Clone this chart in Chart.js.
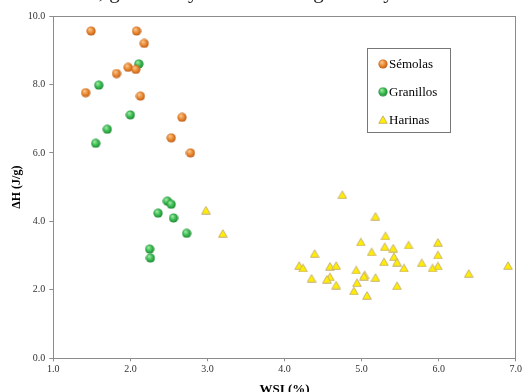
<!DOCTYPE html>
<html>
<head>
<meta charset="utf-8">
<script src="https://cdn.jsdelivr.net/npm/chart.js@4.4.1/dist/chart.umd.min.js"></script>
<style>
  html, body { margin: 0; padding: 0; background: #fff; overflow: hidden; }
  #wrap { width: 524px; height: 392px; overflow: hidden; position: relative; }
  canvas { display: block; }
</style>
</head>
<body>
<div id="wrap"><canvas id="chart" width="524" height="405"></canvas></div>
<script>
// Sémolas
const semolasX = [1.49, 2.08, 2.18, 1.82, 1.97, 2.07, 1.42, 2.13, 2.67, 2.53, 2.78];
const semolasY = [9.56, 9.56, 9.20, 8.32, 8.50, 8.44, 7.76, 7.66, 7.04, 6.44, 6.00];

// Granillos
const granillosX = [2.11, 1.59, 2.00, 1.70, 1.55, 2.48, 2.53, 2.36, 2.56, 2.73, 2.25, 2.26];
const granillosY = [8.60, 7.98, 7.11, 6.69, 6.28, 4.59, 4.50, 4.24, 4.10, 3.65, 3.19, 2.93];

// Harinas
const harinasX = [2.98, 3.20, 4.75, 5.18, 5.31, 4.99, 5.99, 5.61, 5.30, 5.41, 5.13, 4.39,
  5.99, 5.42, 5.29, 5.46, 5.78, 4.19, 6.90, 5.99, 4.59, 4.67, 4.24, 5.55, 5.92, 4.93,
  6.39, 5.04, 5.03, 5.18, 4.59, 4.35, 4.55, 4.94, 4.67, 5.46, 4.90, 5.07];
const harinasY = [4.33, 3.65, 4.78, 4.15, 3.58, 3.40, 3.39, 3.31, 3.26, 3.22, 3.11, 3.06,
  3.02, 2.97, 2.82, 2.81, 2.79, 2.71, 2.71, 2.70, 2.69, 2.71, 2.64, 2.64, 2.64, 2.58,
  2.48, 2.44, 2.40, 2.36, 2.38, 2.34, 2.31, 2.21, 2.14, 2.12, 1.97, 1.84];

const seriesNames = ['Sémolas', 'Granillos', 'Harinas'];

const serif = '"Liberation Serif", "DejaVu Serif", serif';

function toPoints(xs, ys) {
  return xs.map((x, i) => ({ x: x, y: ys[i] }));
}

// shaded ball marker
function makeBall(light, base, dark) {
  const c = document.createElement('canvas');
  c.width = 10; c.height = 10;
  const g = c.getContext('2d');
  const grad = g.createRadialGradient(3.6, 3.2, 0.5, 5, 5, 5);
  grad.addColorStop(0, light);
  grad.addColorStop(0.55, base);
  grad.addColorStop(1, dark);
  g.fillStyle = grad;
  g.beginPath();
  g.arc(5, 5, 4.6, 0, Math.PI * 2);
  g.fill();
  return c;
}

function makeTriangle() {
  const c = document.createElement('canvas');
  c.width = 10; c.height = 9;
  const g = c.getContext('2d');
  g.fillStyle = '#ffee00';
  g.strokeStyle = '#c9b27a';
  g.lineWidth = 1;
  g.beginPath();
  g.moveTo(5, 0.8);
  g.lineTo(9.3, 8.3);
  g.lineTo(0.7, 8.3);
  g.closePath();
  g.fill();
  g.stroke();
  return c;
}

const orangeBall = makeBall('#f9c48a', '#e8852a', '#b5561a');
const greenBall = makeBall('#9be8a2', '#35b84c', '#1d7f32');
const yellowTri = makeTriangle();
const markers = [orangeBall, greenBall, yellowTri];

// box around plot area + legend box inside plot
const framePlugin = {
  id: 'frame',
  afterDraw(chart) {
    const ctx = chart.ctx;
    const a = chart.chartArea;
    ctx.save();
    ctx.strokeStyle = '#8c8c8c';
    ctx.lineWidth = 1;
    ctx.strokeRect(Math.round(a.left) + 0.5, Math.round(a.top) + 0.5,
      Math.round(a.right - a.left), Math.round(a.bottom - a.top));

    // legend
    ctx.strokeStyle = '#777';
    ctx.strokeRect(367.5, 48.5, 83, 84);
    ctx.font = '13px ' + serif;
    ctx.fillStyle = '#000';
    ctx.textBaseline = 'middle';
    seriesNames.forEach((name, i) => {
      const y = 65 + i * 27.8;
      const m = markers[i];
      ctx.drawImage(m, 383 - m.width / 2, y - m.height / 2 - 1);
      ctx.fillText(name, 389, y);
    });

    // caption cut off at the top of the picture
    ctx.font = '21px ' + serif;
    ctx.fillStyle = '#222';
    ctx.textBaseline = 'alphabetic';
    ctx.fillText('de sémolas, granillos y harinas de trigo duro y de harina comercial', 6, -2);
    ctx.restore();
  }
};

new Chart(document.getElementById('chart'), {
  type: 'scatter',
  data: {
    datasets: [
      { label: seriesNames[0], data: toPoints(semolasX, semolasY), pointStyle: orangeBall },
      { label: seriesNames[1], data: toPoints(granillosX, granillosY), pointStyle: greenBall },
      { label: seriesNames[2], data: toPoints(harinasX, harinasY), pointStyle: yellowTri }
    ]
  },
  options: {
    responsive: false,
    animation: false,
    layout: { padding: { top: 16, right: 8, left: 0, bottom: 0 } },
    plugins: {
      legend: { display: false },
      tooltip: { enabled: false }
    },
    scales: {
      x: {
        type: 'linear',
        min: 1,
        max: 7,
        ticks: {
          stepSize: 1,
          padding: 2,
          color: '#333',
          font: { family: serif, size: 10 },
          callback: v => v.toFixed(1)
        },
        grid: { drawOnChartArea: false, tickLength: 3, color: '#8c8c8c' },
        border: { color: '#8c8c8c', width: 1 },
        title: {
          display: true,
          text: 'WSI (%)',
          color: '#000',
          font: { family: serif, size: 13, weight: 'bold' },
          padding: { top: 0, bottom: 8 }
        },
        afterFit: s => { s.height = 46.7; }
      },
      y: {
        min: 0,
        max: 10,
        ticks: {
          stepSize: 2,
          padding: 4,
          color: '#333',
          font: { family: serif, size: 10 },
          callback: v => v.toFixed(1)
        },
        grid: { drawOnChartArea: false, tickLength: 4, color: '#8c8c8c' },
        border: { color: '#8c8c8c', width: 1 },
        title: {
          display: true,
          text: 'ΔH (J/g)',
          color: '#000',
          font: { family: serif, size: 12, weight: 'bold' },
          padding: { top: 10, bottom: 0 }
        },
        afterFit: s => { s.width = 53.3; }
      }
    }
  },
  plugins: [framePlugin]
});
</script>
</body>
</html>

--

Stated exercise. Copy each line exactly, and leave the pictures out of your copy.

Solution to this task.
Clone this chart in Chart.js.
<!DOCTYPE html>
<html>
<head>
<meta charset="utf-8">
<script src="https://cdn.jsdelivr.net/npm/chart.js@4.4.1/dist/chart.umd.min.js"></script>
<style>
  html, body { margin: 0; padding: 0; background: #fff; overflow: hidden; }
  #wrap { width: 524px; height: 392px; overflow: hidden; position: relative; }
  canvas { display: block; }
</style>
</head>
<body>
<div id="wrap"><canvas id="chart" width="524" height="405"></canvas></div>
<script>
// Sémolas
const semolasX = [1.49, 2.08, 2.18, 1.82, 1.97, 2.07, 1.42, 2.13, 2.67, 2.53, 2.78];
const semolasY = [9.56, 9.56, 9.20, 8.32, 8.50, 8.44, 7.76, 7.66, 7.04, 6.44, 6.00];

// Granillos
const granillosX = [2.11, 1.59, 2.00, 1.70, 1.55, 2.48, 2.53, 2.36, 2.56, 2.73, 2.25, 2.26];
const granillosY = [8.60, 7.98, 7.11, 6.69, 6.28, 4.59, 4.50, 4.24, 4.10, 3.65, 3.19, 2.93];

// Harinas
const harinasX = [2.98, 3.20, 4.75, 5.18, 5.31, 4.99, 5.99, 5.61, 5.30, 5.41, 5.13, 4.39,
  5.99, 5.42, 5.29, 5.46, 5.78, 4.19, 6.90, 5.99, 4.59, 4.67, 4.24, 5.55, 5.92, 4.93,
  6.39, 5.04, 5.03, 5.18, 4.59, 4.35, 4.55, 4.94, 4.67, 5.46, 4.90, 5.07];
const harinasY = [4.33, 3.65, 4.78, 4.15, 3.58, 3.40, 3.39, 3.31, 3.26, 3.22, 3.11, 3.06,
  3.02, 2.97, 2.82, 2.81, 2.79, 2.71, 2.71, 2.70, 2.69, 2.71, 2.64, 2.64, 2.64, 2.58,
  2.48, 2.44, 2.40, 2.36, 2.38, 2.34, 2.31, 2.21, 2.14, 2.12, 1.97, 1.84];

const seriesNames = ['Sémolas', 'Granillos', 'Harinas'];

const serif = '"Liberation Serif", "DejaVu Serif", serif';

function toPoints(xs, ys) {
  return xs.map((x, i) => ({ x: x, y: ys[i] }));
}

// shaded ball marker
function makeBall(light, base, dark) {
  const c = document.createElement('canvas');
  c.width = 10; c.height = 10;
  const g = c.getContext('2d');
  const grad = g.createRadialGradient(3.6, 3.2, 0.5, 5, 5, 5);
  grad.addColorStop(0, light);
  grad.addColorStop(0.55, base);
  grad.addColorStop(1, dark);
  g.fillStyle = grad;
  g.beginPath();
  g.arc(5, 5, 4.6, 0, Math.PI * 2);
  g.fill();
  return c;
}

function makeTriangle() {
  const c = document.createElement('canvas');
  c.width = 10; c.height = 9;
  const g = c.getContext('2d');
  g.fillStyle = '#ffee00';
  g.strokeStyle = '#c9b27a';
  g.lineWidth = 1;
  g.beginPath();
  g.moveTo(5, 0.8);
  g.lineTo(9.3, 8.3);
  g.lineTo(0.7, 8.3);
  g.closePath();
  g.fill();
  g.stroke();
  return c;
}

const orangeBall = makeBall('#f9c48a', '#e8852a', '#b5561a');
const greenBall = makeBall('#9be8a2', '#35b84c', '#1d7f32');
const yellowTri = makeTriangle();
const markers = [orangeBall, greenBall, yellowTri];

// box around plot area + legend box inside plot
const framePlugin = {
  id: 'frame',
  afterDraw(chart) {
    const ctx = chart.ctx;
    const a = chart.chartArea;
    ctx.save();
    ctx.strokeStyle = '#8c8c8c';
    ctx.lineWidth = 1;
    ctx.strokeRect(Math.round(a.left) + 0.5, Math.round(a.top) + 0.5,
      Math.round(a.right - a.left), Math.round(a.bottom - a.top));

    // legend
    ctx.strokeStyle = '#777';
    ctx.strokeRect(367.5, 48.5, 83, 84);
    ctx.font = '13px ' + serif;
    ctx.fillStyle = '#000';
    ctx.textBaseline = 'middle';
    seriesNames.forEach((name, i) => {
      const y = 65 + i * 27.8;
      const m = markers[i];
      ctx.drawImage(m, 383 - m.width / 2, y - m.height / 2 - 1);
      ctx.fillText(name, 389, y);
    });

    // caption cut off at the top of the picture
    ctx.font = '21px ' + serif;
    ctx.fillStyle = '#222';
    ctx.textBaseline = 'alphabetic';
    ctx.fillText('de sémolas, granillos y harinas de trigo duro y de harina comercial', 6, -2);
    ctx.restore();
  }
};

new Chart(document.getElementById('chart'), {
  type: 'scatter',
  data: {
    datasets: [
      { label: seriesNames[0], data: toPoints(semolasX, semolasY), pointStyle: orangeBall },
      { label: seriesNames[1], data: toPoints(granillosX, granillosY), pointStyle: greenBall },
      { label: seriesNames[2], data: toPoints(harinasX, harinasY), pointStyle: yellowTri }
    ]
  },
  options: {
    responsive: false,
    animation: false,
    layout: { padding: { top: 16, right: 8, left: 0, bottom: 0 } },
    plugins: {
      legend: { display: false },
      tooltip: { enabled: false }
    },
    scales: {
      x: {
        type: 'linear',
        min: 1,
        max: 7,
        ticks: {
          stepSize: 1,
          padding: 2,
          color: '#333',
          font: { family: serif, size: 10 },
          callback: v => v.toFixed(1)
        },
        grid: { drawOnChartArea: false, tickLength: 3, color: '#8c8c8c' },
        border: { color: '#8c8c8c', width: 1 },
        title: {
          display: true,
          text: 'WSI (%)',
          color: '#000',
          font: { family: serif, size: 13, weight: 'bold' },
          padding: { top: 0, bottom: 8 }
        },
        afterFit: s => { s.height = 46.7; }
      },
      y: {
        min: 0,
        max: 10,
        ticks: {
          stepSize: 2,
          padding: 4,
          color: '#333',
          font: { family: serif, size: 10 },
          callback: v => v.toFixed(1)
        },
        grid: { drawOnChartArea: false, tickLength: 4, color: '#8c8c8c' },
        border: { color: '#8c8c8c', width: 1 },
        title: {
          display: true,
          text: 'ΔH (J/g)',
          color: '#000',
          font: { family: serif, size: 12, weight: 'bold' },
          padding: { top: 10, bottom: 0 }
        },
        afterFit: s => { s.width = 53.3; }
      }
    }
  },
  plugins: [framePlugin]
});
</script>
</body>
</html>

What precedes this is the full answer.